The process could work something like this:

  • A developer puts up a Greenlight page, which may be private (only curators the game is submitted to can see it) or public (everyone can see it).
  • The developer uploads the game to that page. (This will not be available to the public even if the page is public.)
  • The developer submits the page to a curator (using a suitable web interface).
  • The curator gets notified of the submission.
  • The curator has a queue of Greenlight pages, with submission time. There could be a time limit after which the game is automatically rejected, but it’s better to make responding easy, so the curator can quickly reject games of no interest.
  • The page allows the curator to add the game to his or her library. The curator can then install the game and play it.
  • The curator can respond to the developer. The response page should have detailed options of what the curator liked and didn’t like (this provides the curator with a guideline of what kind of info to provide the developer, and an easy way to provide it): a basic ‘not my type of game’, ‘didn’t like’, ‘needs more work’ etc. selection, plus more details about control, graphics, music and so on. The curator would also be able to add custom text.
  • If the curator likes the game enough, he can put some money towards the publishing fee (in multiples of $100 sounds reasonable). That money will be returned over time, as would have happened if the developer paid the fee.
  • As an extra incentive, the curator might get extra money, for example 2x or 5x of the original. This will be taken from the dev’s cut (for example, 65% to the dev, 5% to the curators, 30% to Valve, until the sum is reached). The choice of how much extra to take (up to a limit) may be up to the curator.
  • If the curator doesn’t like the game enough to pay, he can mark whether the game can be submitted again in the future, and perhaps how far in the future. The system would automatically handle this. This would allow a developer to re-send the game after further development, but only if the curator allows it. (Should probably default to ‘not interested in seeing the game again”.)
  • In addition a curator may endorse the game, even if he didn’t choose to pay (he could choose ‘liked but not enough to pay’). The endorsement would then appear on the Greenlight page, unless the developer chooses not to have it there. The curator’s name on that page will link to the curator. (For example: ‘That’s the way an asset flip should be done.’ Jim Sterling)
  • Once the curator responds, the developer gets a message, and can see the response, including seeing if the curator installed and played the game, and for how long.
  • Once the total sum paid by curators reaches the submission fee, the game enters the store.
  • At any point the developer can add the fee difference, and enter the game into the store.
  • (The implementation should give the curators a way to disallow submissions altogether or cut submissions from specific developers, and report abuse if it happened. It should also show the developer what games the same developer submitted previously.)

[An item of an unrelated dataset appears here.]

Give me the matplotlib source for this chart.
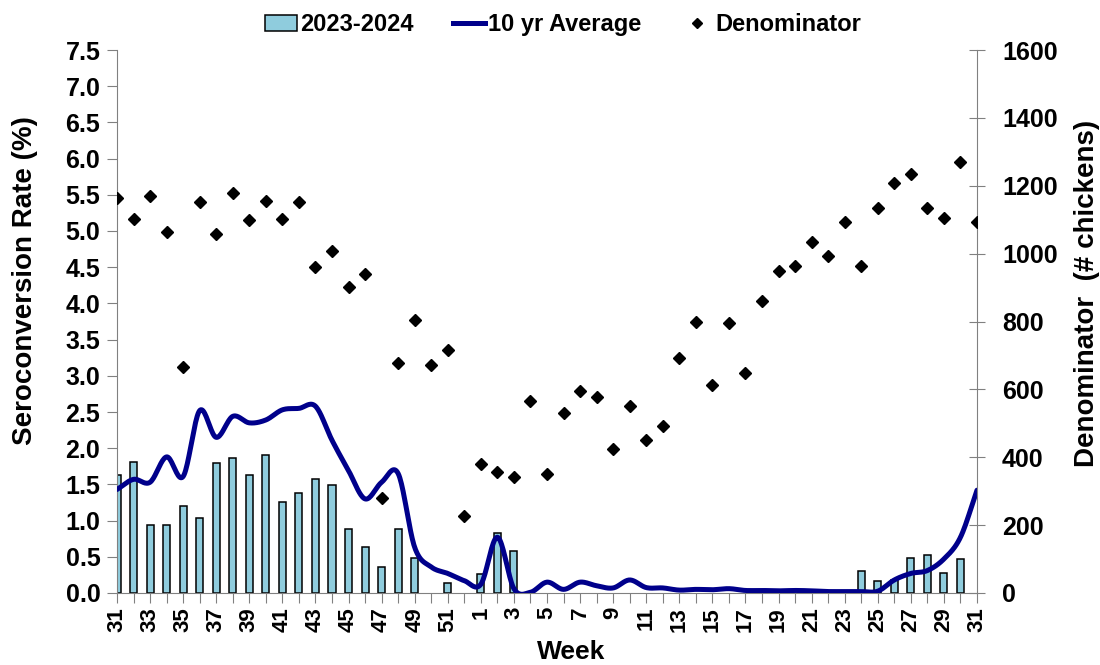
import numpy as np
import matplotlib
matplotlib.use("Agg")
import matplotlib.pyplot as plt
from matplotlib.lines import Line2D
from matplotlib.patches import Patch

weeks = list(range(31, 53)) + list(range(1, 32))

rate_2023_2024 = [1.63, 1.81, 0.94, 0.94, 1.20, 1.04, 1.79, 1.87, 1.63, 1.90,
                  1.26, 1.38, 1.57, 1.49, 0.88, 0.64, 0.36, 0.88, 0.49, 0.0,
                  0.14, 0.0,
                  0.26, 0.83, 0.58, 0.0, 0.0, 0.0, 0.0, 0.0, 0.0, 0.0,
                  0.0, 0.0, 0.0, 0.0, 0.0, 0.0, 0.0, 0.0, 0.0, 0.0,
                  0.0, 0.0, 0.0, 0.31, 0.17, 0.18, 0.48, 0.52, 0.27, 0.47,
                  0.0]

ten_yr_avg = [1.43, 1.57, 1.53, 1.88, 1.61, 2.52, 2.15, 2.44, 2.35, 2.39,
              2.53, 2.55, 2.58, 2.11, 1.69, 1.30, 1.53, 1.65, 0.63, 0.36,
              0.27, 0.17,
              0.12, 0.77, 0.06, 0.01, 0.15, 0.05, 0.15, 0.10, 0.07, 0.18,
              0.075, 0.07, 0.04, 0.05, 0.045, 0.06, 0.035, 0.035, 0.03, 0.035,
              0.03, 0.02, 0.02, 0.02, 0.025, 0.18, 0.27, 0.31, 0.47, 0.77,
              1.42]

denominator = [1164, 1102, 1171, 1064, 666, 1152, 1059, 1178, 1100, 1155,
               1102, 1152, 960, 1007, 902, 940, 279, 678, 803, 671,
               717, 226,
               381, 357, 343, 567, 350, 531, 595, 577, 424, 551,
               450, 493, 693, 798, 614, 796, 648, 859, 950, 963,
               1033, 993, 1092, 963, 1135, 1209, 1234, 1135, 1104, 1269,
               1094]

left_ticks = [0.0, 0.5, 1.0, 1.5, 2.0, 2.5, 3.0, 3.5, 4.0, 4.5, 5.0, 5.5, 6.0, 6.5, 7.0, 7.5]
right_ticks = [0, 200, 400, 600, 800, 1000, 1200, 1400, 1600]


def catmull_rom(x, y, n=20):
    x = np.asarray(x, float)
    y = np.asarray(y, float)
    px = np.concatenate([[2 * x[0] - x[1]], x, [2 * x[-1] - x[-2]]])
    py = np.concatenate([[2 * y[0] - y[1]], y, [2 * y[-1] - y[-2]]])
    xs, ys = [], []
    t = np.linspace(0, 1, n, endpoint=False)
    for i in range(1, len(px) - 2):
        p0, p1, p2, p3 = py[i - 1], py[i], py[i + 1], py[i + 2]
        q0, q1, q2, q3 = px[i - 1], px[i], px[i + 1], px[i + 2]
        c1y = p1 + (p2 - p0) / 6
        c2y = p2 - (p3 - p1) / 6
        c1x = q1 + (q2 - q0) / 6
        c2x = q2 - (q3 - q1) / 6
        b = lambda a, c1, c2, d: ((1 - t) ** 3 * a + 3 * (1 - t) ** 2 * t * c1
                                  + 3 * (1 - t) * t ** 2 * c2 + t ** 3 * d)
        xs.append(b(q1, c1x, c2x, q2))
        ys.append(b(p1, c1y, c2y, p2))
    xs.append([x[-1]])
    ys.append([y[-1]])
    return np.concatenate(xs), np.concatenate(ys)


plt.rcParams['font.family'] = ['Liberation Sans', 'DejaVu Sans']
plt.rcParams['font.weight'] = 'bold'

fig = plt.figure(figsize=(11, 6.65), dpi=100)
ax = fig.add_axes([117 / 1100, 72 / 665, 860 / 1100, 543 / 665])
ax2 = ax.twinx()

pos = np.arange(len(weeks))
rates = np.array(rate_2023_2024)
nz = rates > 0
bar_color = '#8FCCDD'
line_color = '#00008B'

ax.bar(pos[nz], rates[nz], width=0.43, color=bar_color, edgecolor='black',
       linewidth=1.1, zorder=2)
sx, sy = catmull_rom(pos, ten_yr_avg)
ax.plot(sx, sy, color=line_color, linewidth=3.6, zorder=3, solid_capstyle='round')

ax2.plot(pos, denominator, linestyle='none', marker='D', markersize=6,
         color='black', zorder=4)

ax.set_xlim(0, len(weeks) - 1)
ax.set_ylim(0, 7.5)
ax2.set_ylim(0, 1600)

ax.set_yticks(left_ticks)
ax.set_yticklabels([f"{v:.1f}" for v in left_ticks], fontsize=18, fontweight='bold')
ax2.set_yticks(right_ticks)
ax2.set_yticklabels([str(v) for v in right_ticks], fontsize=18, fontweight='bold')

ax.set_xticks(pos)
ax.set_xticklabels([str(w) if i % 2 == 0 else '' for i, w in enumerate(weeks)],
                   rotation=90, fontsize=16, fontweight='bold')

spine_c = '#808080'
for a in (ax, ax2):
    for s in a.spines.values():
        s.set_color(spine_c)
    a.spines['top'].set_visible(False)
ax.spines['right'].set_visible(False)
ax2.spines['left'].set_visible(False)
ax2.spines['bottom'].set_visible(False)

ax.tick_params(axis='y', direction='out', length=7, color=spine_c, pad=5)
ax.tick_params(axis='x', direction='out', length=7, color=spine_c, pad=3)
ax2.tick_params(axis='y', direction='inout', length=12, color=spine_c, pad=12)

ax.set_ylabel('Seroconversion Rate (%)', fontsize=20, fontweight='bold')
ax.yaxis.label.set(va='center', ha='center')
ax.yaxis.set_label_coords(-0.107, 0.576)
ax2.set_ylabel('Denominator  (# chickens)', fontsize=20, fontweight='bold')
ax2.yaxis.label.set(va='center', ha='center')
ax2.yaxis.set_label_coords(1.128, 0.552)
ax.set_xlabel('Week', fontsize=19, fontweight='bold')
ax.xaxis.label.set(va='center', ha='center')
ax.xaxis.set_label_coords(0.528, -0.1087)

handles = [Patch(facecolor=bar_color, edgecolor='black', linewidth=1.1),
           Line2D([0], [0], color=line_color, linewidth=3.6),
           Line2D([0], [0], linestyle='none', marker='D', markersize=5, color='black')]
fig.legend(handles, ['2023-2024', '10 yr Average', 'Denominator'],
           loc='center', bbox_to_anchor=(0.512, 0.963), ncol=3, frameon=False,
           prop={'size': 17, 'weight': 'bold'}, handlelength=1.35, handletextpad=0.1,
           columnspacing=1.7)

fig.savefig('out.png', dpi=100)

Having Greenlight function this way would build an ecosystem where curators have a real meaning and games are entered on merit. Unlike curation by a limited staff of a company, it would open the door to every type of game, as long as there’s someone with money who likes that type of game.

It’s also possible to have curators look for games and provide feedback for them, but I think that the process of developers finding suitable curators will be better for building the curation ecosystem.

A note on regional fees

In the western world a fee of $100 will be affordable by most devs, even indies with little money. A fee of $1000 may be a more difficult, but not out of the question. In other countries $1000 may be a yearly salary for some.

I’d suggest that developers in regions where games are priced low will also need to pay a lower fee. To prevent abuse, such games will only be sold to regions with similar prices or lower. This way curators from that region will be able to cover the cost in a reasonable manner. If the devs ever want the game to sell in high priced regions, they could do that after earning some money in other regions, or by submitting the game to curators in the regions they want to sell to.